Woven Being: Art for Zhegagoynak/Chicagoland
January 25, 2025 - July 13, 2025
Block Museum of Art, Alsdorf Gallery
40 Arts Circle Drive, Evanston, IL 60208
(847) 491-4000
The Chicagoland region is a longstanding cultural and economic hub for Indigenous peoples, including the Council of Three Fires— the Ojibwe, Potawatomi, and Odawa—as well as the Menominee, Miami, Ho-Chunk, Sac, Fox, Kickapoo, and Illinois nations. People from many Indigenous nations call the region home today, and the city of Chicago has the third-largest urban Indigenous population in the United States.

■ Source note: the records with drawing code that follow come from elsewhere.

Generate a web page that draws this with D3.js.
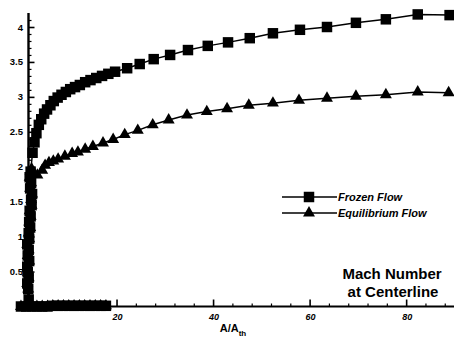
<!DOCTYPE html>
<html>
<head>
<meta charset="utf-8">
<script src="https://cdn.jsdelivr.net/npm/d3@7"></script>
<style>
  body { margin: 0; background: #fff; }
  svg { display: block; font-family: "Liberation Sans", Arial, sans-serif; }
</style>
</head>
<body>
<div id="chart"></div>
<script>
// Mach number along the nozzle centerline, frozen vs equilibrium flow

var width = 454;
var height = 338;

// axis ticks
var xTicks = [20, 40, 60, 80];
var yTicks = [0, 0.5, 1, 1.5, 2, 2.5, 3, 3.5, 4];
var yTickLabels = ["0", "0.5", "1", "1.5", "2", "2.5", "3", "3.5", "4"];

// converging part and throat region (shared by both series)
var inletX = [17.8, 16.7, 15.6, 14.5, 13.4, 12.3, 11.2, 10.1, 9.0, 7.9, 6.8, 5.7, 4.6, 3.5, 2.4, 1.3, 0.2, 1.8];
var inletM = [0.01, 0.01, 0.01, 0.01, 0.01, 0.01, 0.01, 0.01, 0.01, 0.01, 0.01, 0.0, 0.0, 0.0, 0.0, 0.0, 0.0, 0.1];
var throatX = [1.7, 1.5, 1.8, 1.6, 1.5, 1.9, 1.6, 1.8, 1.5, 1.9, 1.8, 2.1, 1.9, 2.2, 2.0, 2.4, 2.3, 2.5, 2.1, 2.3, 2.0, 2.2];
var throatM = [0.25, 0.33, 0.41, 0.49, 0.57, 0.65, 0.73, 0.81, 0.89, 0.97, 1.05, 1.13, 1.21, 1.29, 1.37, 1.45, 1.53, 1.61, 1.69, 1.77, 1.85, 1.93];

// frozen flow, diverging part
var frozenX = [2.6, 3.0, 3.4, 3.9, 4.4, 5.0, 5.6, 6.3, 7.0, 7.8, 8.6, 9.5, 10.4, 11.4, 12.4, 13.5, 14.6, 15.8, 17.0, 18.3, 19.7,
               22.2, 24.8, 27.7, 31.1, 34.8, 38.9, 43.1, 47.6, 52.4, 58.0, 63.6, 69.6, 75.8, 82.4, 89.0];
var frozenM = [2.2, 2.35, 2.48, 2.6, 2.68, 2.76, 2.82, 2.88, 2.94, 2.99, 3.03, 3.07, 3.11, 3.14, 3.17, 3.21, 3.24, 3.27, 3.3, 3.33, 3.36,
               3.41, 3.47, 3.54, 3.6, 3.67, 3.73, 3.78, 3.84, 3.91, 3.96, 4.0, 4.06, 4.11, 4.18, 4.17];

// equilibrium flow, diverging part
var equilX = [2.4, 3.6, 4.6, 5.2, 6.0, 6.9, 7.9, 9.3, 10.8, 12.0, 13.5, 15.1, 17.2, 19.3, 21.7, 24.4, 27.5, 30.8, 34.6,
              38.7, 42.9, 47.4, 52.4, 57.8, 63.6, 69.6, 75.8, 82.4, 88.8];
var equilM = [1.97, 1.88, 1.95, 2.02, 2.06, 2.08, 2.11, 2.15, 2.19, 2.21, 2.25, 2.29, 2.34, 2.39, 2.46, 2.52, 2.6, 2.67, 2.74,
              2.79, 2.83, 2.88, 2.91, 2.95, 2.98, 3.01, 3.03, 3.07, 3.06];

var xMin = 1.76;
var xMax = 89.5;
var yMax = 4.2;

var x = d3.scaleLinear().domain([0, 89.5]).range([20, 452]);
var y = d3.scaleLinear().domain([0, 4]).range([306.5, 27]);

function makePoints(xs, ms){
  var pts = [];
  for (var i = 0; i < xs.length; i++){
    pts.push({x_val: xs[i], m_val: ms[i]});
  }
  return pts;
}

var shared = makePoints(inletX, inletM).concat(makePoints(throatX, throatM));
var frozen = shared.concat(makePoints(frozenX, frozenM));
var equil = shared.concat(makePoints(equilX, equilM));

var svg = d3.select("#chart").append("svg")
            .attr("width", width)
            .attr("height", height);

svg.append("defs").append("clipPath").attr("id", "clip")
   .append("rect").attr("x", 0).attr("y", 0).attr("width", width).attr("height", height);

// x axis, ticks pointing up
var xAxis = d3.axisTop(x).tickValues(d3.range(4, 89, 4)).tickSize(3).tickFormat("");
var gx = svg.append("g").attr("transform", "translate(0," + y(0) + ")").call(xAxis);
gx.select(".domain").remove();
gx.selectAll(".tick line").attr("stroke", "#000").attr("stroke-width", 1.2);
gx.selectAll(".tick").filter(function(d){ return d % 20 === 0; })
  .select("line").attr("y2", -7).attr("stroke-width", 1.6);
svg.append("line")
   .attr("x1", x(xMin)).attr("x2", x(xMax) + 2)
   .attr("y1", y(0)).attr("y2", y(0))
   .attr("stroke", "#000").attr("stroke-width", 1.8);

svg.selectAll(".xlab").data(xTicks).enter().append("text")
   .attr("class", "xlab")
   .attr("x", function(d){ return x(d) + 1; })
   .attr("y", 320)
   .attr("text-anchor", "middle")
   .style("font-size", "9px").style("font-weight", "bold").style("font-style", "italic")
   .text(function(d){ return d; });

// y axis, ticks pointing right
var yAxis = d3.axisRight(y).tickValues(d3.range(0, 42, 1).map(function(d){ return d / 10; })).tickSize(3).tickFormat("");
var gy = svg.append("g").attr("transform", "translate(" + x(xMin) + ",0)").call(yAxis);
gy.select(".domain").remove();
gy.selectAll(".tick line").attr("stroke", "#000").attr("stroke-width", 1.2);
gy.selectAll(".tick").filter(function(d){ return Math.abs(d * 2 - Math.round(d * 2)) < 1e-6; })
  .select("line").attr("x2", 6).attr("stroke-width", 1.6);
svg.append("line")
   .attr("x1", x(xMin)).attr("x2", x(xMin))
   .attr("y1", y(0)).attr("y2", y(yMax))
   .attr("stroke", "#000").attr("stroke-width", 2.4);

svg.selectAll(".ylab").data(yTicks).enter().append("text")
   .attr("class", "ylab")
   .attr("x", 23)
   .attr("y", function(d){ return y(d) + 3.5; })
   .attr("text-anchor", "end")
   .style("font-size", "9.5px").style("font-weight", "bold")
   .text(function(d, i){ return yTickLabels[i]; });

// axis title A/A_th
var title = svg.append("text").attr("x", 233).attr("y", 332).attr("text-anchor", "middle")
   .style("font-size", "11px").style("font-weight", "bold");
title.append("tspan").text("A/A");
title.append("tspan").attr("dy", 4).style("font-size", "8px").text("th");

// series
var line = d3.line()
  .x(function(d){ return x(d.x_val); })
  .y(function(d){ return y(d.m_val); });

var plot = svg.append("g").attr("clip-path", "url(#clip)");

plot.append("path").datum(frozen).attr("d", line)
    .attr("fill", "none").attr("stroke", "#000").attr("stroke-width", 1.5);
plot.append("path").datum(equil).attr("d", line)
    .attr("fill", "none").attr("stroke", "#000").attr("stroke-width", 1.5);

var square = d3.symbol().type(d3.symbolSquare).size(110);
var triangle = d3.symbol().type(d3.symbolTriangle).size(62);

plot.selectAll(".sq").data(frozen).enter().append("path")
    .attr("class", "sq")
    .attr("d", square)
    .attr("transform", function(d){ return "translate(" + x(d.x_val) + "," + y(d.m_val) + ")"; })
    .attr("fill", "#000");

plot.selectAll(".tri").data(equil).enter().append("path")
    .attr("class", "tri")
    .attr("d", triangle)
    .attr("transform", function(d){ return "translate(" + x(d.x_val) + "," + y(d.m_val) + ")"; })
    .attr("fill", "#000");

// legend
var legendItems = [
  {label: "Frozen Flow", symbol: square, yPos: 197},
  {label: "Equilibrium Flow", symbol: triangle, yPos: 213}
];
var lg = svg.selectAll(".legend").data(legendItems).enter().append("g").attr("class", "legend");
lg.append("line")
  .attr("x1", 282).attr("x2", 337)
  .attr("y1", function(d){ return d.yPos; }).attr("y2", function(d){ return d.yPos; })
  .attr("stroke", "#000").attr("stroke-width", 1.3);
lg.append("path")
  .attr("d", function(d){ return d.symbol(); })
  .attr("transform", function(d){ return "translate(309," + d.yPos + ")"; })
  .attr("fill", "#000");
lg.append("text")
  .attr("x", 338)
  .attr("y", function(d){ return d.yPos + 4; })
  .style("font-size", "11px").style("font-weight", "bold").style("font-style", "italic")
  .text(function(d){ return d.label; });

// annotation
svg.append("text").attr("x", 392).attr("y", 279).attr("text-anchor", "middle")
   .style("font-size", "15px").style("font-weight", "bold").text("Mach Number");
svg.append("text").attr("x", 393).attr("y", 297).attr("text-anchor", "middle")
   .style("font-size", "15px").style("font-weight", "bold").text("at Centerline");
</script>
</body>
</html>
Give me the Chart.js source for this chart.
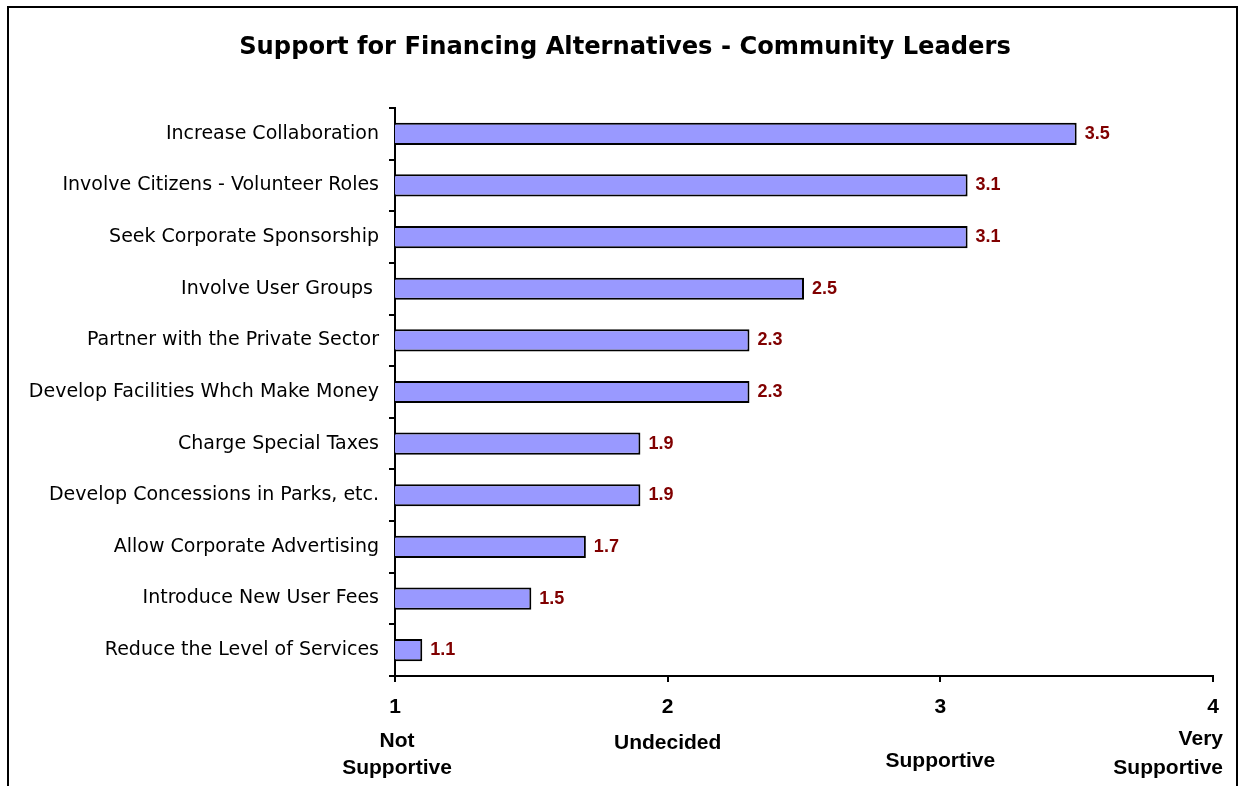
<!DOCTYPE html>
<html>
<head>
<meta charset="utf-8">
<script src="https://cdn.jsdelivr.net/npm/chart.js@4/dist/chart.umd.min.js"></script>
<style>
  html, body { margin: 0; padding: 0; background: #ffffff; }
  #wrap { width: 1243px; height: 786px; position: relative; }
</style>
</head>
<body>
<div id="wrap"><canvas id="c" width="1243" height="786"></canvas></div>
<script>
const categories = [
  'Increase Collaboration',
  'Involve Citizens - Volunteer Roles',
  'Seek Corporate Sponsorship',
  'Involve User Groups ',
  'Partner with the Private Sector',
  'Develop Facilities Whch Make Money',
  'Charge Special Taxes',
  'Develop Concessions in Parks, etc.',
  'Allow Corporate Advertising',
  'Introduce New User Fees',
  'Reduce the Level of Services'
];
const values = [3.5, 3.1, 3.1, 2.5, 2.3, 2.3, 1.9, 1.9, 1.7, 1.5, 1.1];
const xTickValues = [1, 2, 3, 4];
const scaleNotes = [['Not', 'Supportive'], ['Undecided'], ['Supportive'], ['Very', 'Supportive']];
const titleText = 'Support for Financing Alternatives - Community Leaders';

const labelFont = '"DejaVu Sans", sans-serif';
const boldFont = '"Liberation Sans", Arial, sans-serif';

const framePlugin = {
  id: 'frame',
  beforeDraw(chart) {
    const ctx = chart.ctx;
    ctx.save();
    ctx.strokeStyle = '#000';
    ctx.lineWidth = 2;
    ctx.beginPath();
    ctx.moveTo(8, 800);
    ctx.lineTo(8, 7);
    ctx.lineTo(1237, 7);
    ctx.lineTo(1237, 800);
    ctx.stroke();
    ctx.restore();
  },
  afterDraw(chart) {
    const ctx = chart.ctx;
    ctx.save();
    ctx.font = 'bold 24.2px ' + labelFont;
    ctx.fillStyle = '#000';
    ctx.textAlign = 'center';
    ctx.textBaseline = 'middle';
    ctx.fillText(titleText, 625, 48);
    ctx.restore();
  }
};

const valueLabelPlugin = {
  id: 'valueLabels',
  afterDatasetsDraw(chart) {
    const ctx = chart.ctx;
    const meta = chart.getDatasetMeta(0);
    ctx.save();
    ctx.font = 'bold 18px ' + boldFont;
    ctx.fillStyle = '#800000';
    ctx.textAlign = 'left';
    ctx.textBaseline = 'middle';
    meta.data.forEach((bar, i) => {
      ctx.fillText(values[i].toFixed(1), bar.x + 8, bar.y);
    });
    ctx.restore();
  }
};

const notesPlugin = {
  id: 'scaleNotes',
  afterDraw(chart) {
    const ctx = chart.ctx;
    const xs = chart.scales.x;
    const base = xs.top;
    ctx.save();
    ctx.font = 'bold 21px ' + boldFont;
    ctx.fillStyle = '#000';
    ctx.textBaseline = 'middle';
    // per-note vertical offsets and alignment (as laid out in the original)
    const layout = [
      { align: 'center', dx: 2, y: [65, 92] },
      { align: 'center', dx: 0, y: [67] },
      { align: 'center', dx: 0, y: [85] },
      { align: 'right', dx: 10, y: [63, 92] }
    ];
    scaleNotes.forEach((lines, i) => {
      const px = xs.getPixelForValue(xTickValues[i]);
      const l = layout[i];
      ctx.textAlign = l.align;
      lines.forEach((t, j) => ctx.fillText(t, px + l.dx, base + l.y[j]));
    });
    ctx.restore();
  }
};

new Chart(document.getElementById('c'), {
  type: 'bar',
  data: {
    labels: categories,
    datasets: [{
      data: values,
      backgroundColor: '#9999FF',
      borderColor: '#000000',
      borderWidth: 2,
      borderSkipped: false,
      barPercentage: 0.43,
      categoryPercentage: 1.0
    }]
  },
  options: {
    indexAxis: 'y',
    responsive: false,
    animation: false,
    layout: { padding: { left: 0, right: 30, top: 108, bottom: 0 } },
    plugins: {
      legend: { display: false },
      tooltip: { enabled: false },
      title: { display: false }
    },
    scales: {
      y: {
        afterFit(scale) { scale.width = 395; },
        border: { display: true, color: '#000', width: 2 },
        grid: { drawOnChartArea: false, drawTicks: true, tickLength: 6, color: '#000', lineWidth: 2, offset: true },
        ticks: { color: '#000', font: { family: labelFont, size: 19 }, padding: 10 }
      },
      x: {
        min: 1, max: 4,
        afterFit(scale) { scale.height = 110; },
        afterBuildTicks(scale) { scale.ticks = xTickValues.map(v => ({ value: v })); },
        border: { display: true, color: '#000', width: 2 },
        grid: { drawOnChartArea: false, drawTicks: true, tickLength: 6, color: '#000', lineWidth: 2 },
        ticks: { color: '#000', font: { family: boldFont, size: 21, weight: 'bold' }, padding: 13, maxRotation: 0 }
      }
    }
  },
  plugins: [framePlugin, valueLabelPlugin, notesPlugin]
});
</script>
</body>
</html>
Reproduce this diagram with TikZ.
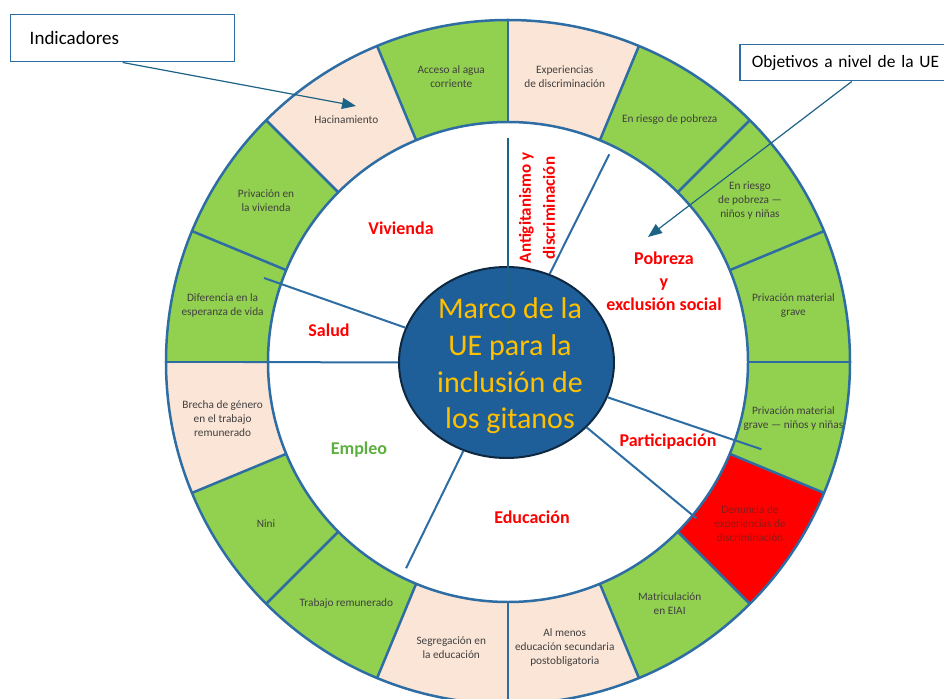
\documentclass[tikz,border=0pt]{standalone}
\usepackage{fontspec}
\setmainfont{Carlito}
\usetikzlibrary{arrows.meta,shapes.geometric}
\definecolor{ringblue}{HTML}{2E6DA4}
\definecolor{gr}{HTML}{92D050}
\definecolor{pe}{HTML}{FBE5D6}
\definecolor{rd}{HTML}{FF0000}
\definecolor{corefill}{HTML}{1F5F99}
\definecolor{coreline}{HTML}{0E2841}
\definecolor{gold}{HTML}{FFC000}
\definecolor{arrowteal}{HTML}{1D6385}
\definecolor{txtgray}{HTML}{404040}
\definecolor{darkred}{HTML}{901818}
\definecolor{empgreen}{HTML}{5DAF3F}
\begin{document}
\begin{tikzpicture}[x=1pt,y=1pt,
  seglabel/.style={font=\fontsize{11.3}{14}\selectfont, text=txtgray, align=center, inner sep=0pt},
  domlabel/.style={font=\fontsize{18}{23}\selectfont\bfseries, text=rd, align=center, inner sep=0pt},
  domline/.style={draw=ringblue, line width=2pt},
  ringline/.style={draw=ringblue, line width=2.5pt},
  callout/.style={draw=ringblue, line width=1.5pt, fill=white, align=left, anchor=north west},
  pointer/.style={draw=arrowteal, line width=1.2pt, -{Triangle[length=14pt,width=11pt]}}
]
\useasboundingbox (-508,-336) rectangle (436,362);
% ring sectors
\foreach \a/\c/\tc/\lbl [count=\i] in {
  90/gr/txtgray/{Acceso al agua\\corriente},
  67.5/pe/txtgray/{Experiencias\\de discriminación},
  45/gr/txtgray/{En riesgo de pobreza},
  22.5/gr/txtgray/{En riesgo\\de pobreza —\\niños y niñas},
  0/gr/txtgray/{Privación material\\grave},
  -22.5/gr/txtgray/{Privación material\\grave — niños y niñas},
  -45/rd/darkred/{Denuncia de\\experiencias de\\discriminación},
  -67.5/gr/txtgray/{Matriculación\\en EIAI},
  -90/pe/txtgray/{Al menos\\educación secundaria\\postobligatoria},
  -112.5/pe/txtgray/{Segregación en\\la educación},
  -135/gr/txtgray/{Trabajo remunerado},
  -157.5/gr/txtgray/{Nini},
  -180/pe/txtgray/{Brecha de género\\en el trabajo\\remunerado},
  157.5/gr/txtgray/{Diferencia en la\\esperanza de vida},
  135/gr/txtgray/{Privación en\\la vivienda},
  112.5/pe/txtgray/{Hacinamiento}}{
  \pgfmathsetmacro\b{\a+22.5}
  \pgfmathsetmacro\m{\a+11.25}
  \fill[\c] (\a:240) arc[start angle=\a, end angle=\b, radius=240] -- (\b:342) arc[start angle=\b, end angle=\a, radius=342] -- cycle;
  \node[seglabel, text=\tc] (seg\i) at (\m:291) {\lbl};
}
\draw[ringline] (0,0) circle[radius=342];
\draw[ringline] (0,0) circle[radius=240];
\foreach \a in {0,22.5,...,337.5}{
  \draw[ringline] (\a:240) -- (\a:342);
}
% core
\node[ellipse, draw=coreline, line width=2pt, fill=corefill, minimum width=215pt, minimum height=191pt, inner sep=0pt] (core) at (-1.5,-0.5) {};
\coordinate (hub) at (0,0);
\coordinate (e1) at (64:231);
\coordinate (e2) at (161:258);
\coordinate (e3) at (180:265);
\coordinate (e4) at (-116.3:230);
\coordinate (e5) at (-39.7:245);
\coordinate (e6) at (-19:268);
\coordinate (e7) at (90:224);
\draw[domline] (core.64) -- (e1);
\draw[domline] (core.161) -- (e2);
\draw[domline] (core.180) -- (e3);
\draw[domline] (core.-116.3) -- (e4);
\draw[domline] (core.-39.7) -- (e5);
\draw[domline] (core.-19) -- (e6);
\draw[draw=arrowteal, line width=1.8pt] (e7) -- (hub);
\node[font=\fontsize{30}{36.7}\selectfont, text=gold, align=center, inner sep=0pt] (title) at (2,-4) {Marco de la\\UE para la\\inclusión de\\los gitanos};
% domain labels
\node[domlabel] (viv) at (-107,134) {Vivienda};
\node[domlabel, font=\fontsize{17}{24}\selectfont\bfseries, rotate=90] (anti) at (29,154) {Antigitanismo y\\discriminación};
\node[domlabel] (pob) at (156,81) {Pobreza\\y\\exclusión social};
\node[domlabel] (sal) at (-179,32) {Salud};
\node[domlabel] (par) at (160,-80) {Participación};
\node[domlabel, text=empgreen] (emp) at (-149,-88) {Empleo};
\node[domlabel] (edu) at (24,-155) {Educación};
% callouts
\node[callout, font=\fontsize{19}{23}\selectfont, inner xsep=19pt, text width=186pt, minimum height=47pt] (ind) at (-498,348) {Indicadores};
\node[callout, font=\fontsize{17.4}{21}\selectfont, inner xsep=12pt, text width=200pt, minimum height=36pt] (obj) at (231,318) {Objetivos a nivel de la UE};
\coordinate (indtip) at (-152,256);
\coordinate (objtip) at (140,125);
\draw[pointer] (ind.south) -- (indtip);
\draw[pointer] (obj.south) -- (objtip);
\end{tikzpicture}
\end{document}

Indigenous voices, however, are often absent from art narratives of Chicago, past and present. This silence is damaging. The Block initiated the exhibition Woven Being: Art for Zhegagoynak/Chicagoland with the question: what would it mean if Indigenous people with ties to this land were the point of entry for thinking about art in Chicago and its region through time? Guided by Indigenous collaborations, priorities, and voices, the exhibition foregrounds the perspectives of Indigenous artists currently based in the city and those from nations forcibly displaced from the area in the nineteenth century. The Block is forming Woven Being through Indigenous curatorial methodologies that prioritize collaboration, reciprocity, and sustained dialogue with an expanding, intergenerational community of Indigenous knowledge sharers and non-Indigenous allies.